I woke at at 6:45 AM on Friday morning with first day of school jitters! It was my first day of teaching in Madrid, and I was not only nervous about getting to the school on time by the metro, but also talking with the kids. Although I have been working on improving my Spanish skills since coming abroad, it has been a challenge and they are not nearly up to par to be walking into a Spanish classroom. I arrived at the school and within a few minutes one of my cooperating teachers found and me and ushered me up to her classroom. Without even an introduction to the students, she took four girls who had high English language skills, and sent them to the library with me to "have a conversation in English." Not only did I not know where the library was, but I didn't know these girls names, or how good their English even was. To say the least, I was freaking out!
The beginning was a little awkward, I had four 15 year old girls all looking at me to lead some grand conversation in English that I hadn't even planned. But soon after talking to them for a bit I realized their English was not only way better than my Spanish, but extremely impressive for freshman in high school. It was so interesting getting to just sit and talk to them about their daily lives and what they do for fun. The girls all agreed that they have barely been having any fun lately because of their studies. I asked if there was anything in particular they were studying for and they said just the regular subjects. I could hardly believe that. When I was a freshman in high school, even though I was studious, I still had loads of time to hang out with my friends. These girls were so stressed about their work. When I asked them further if there was a particular university they wanted to attend, they all looked around confused and then laughed. None of them had their sites on a certain school, but were just studying for the sake of the "now" and learning. This seemed really different to me than students in the United States. Even students who often don't look too seriously into the college process and sort of "pick a school at random" often had a dream school growing up or a school they always wanted to attend. One of the four girls wasn't even sure she wanted to attend college in Spain.

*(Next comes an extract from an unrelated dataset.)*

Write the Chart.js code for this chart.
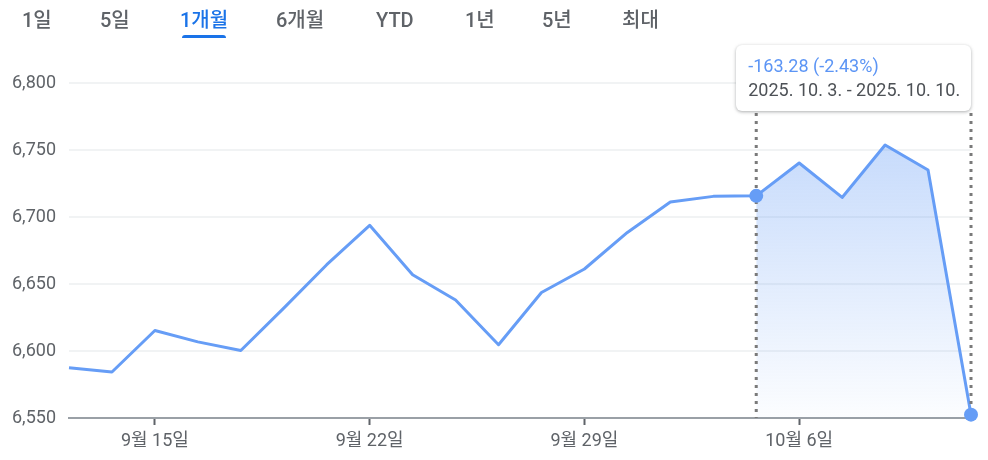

When I asked the girls where they would travel if they could go anywhere in the world, three of them replied New York City. They had a little twinkle in their eye when they said it and looked off almost dreamingly, I swear! I asked them why New York City and none could really give a response. It was so cool because it hit me then that New York City to them is like Paris or Rome to me. I don't necessarily know why I dream of visiting there, but there is a little part of me that fantasizes about this unknown life in Europe!
I am so excited to be working at the San Rafael. I feel lucky that for a few hours every weekend I get a chance to dive into the heart of Spanish culture, their schools. Additionally, as it seems so far, my main role is be leading conversations with students in small groups to get their practical language skills down. This basically means that I just get to talk to Madrid natives for a couple hours every Friday, I'll take that! It's also really cool I am coming to Madrid this semester and getting the opportunity to work in a school. One of the teachers told me that there are a lot of major changes going on in the school system currently, and that in the near future school choice will be an option for every student in Madrid. This teacher mentioned how it will be interesting to see the impacts of this play out and I certainly agree! The particular school I work at is sort of like an American charter school. It is publicly funded and privately run; it is also a Catholic school. Every student at this school has chosen to be there which I believe definitely adds to the schools community (as I am sure I will find out in future weeks!)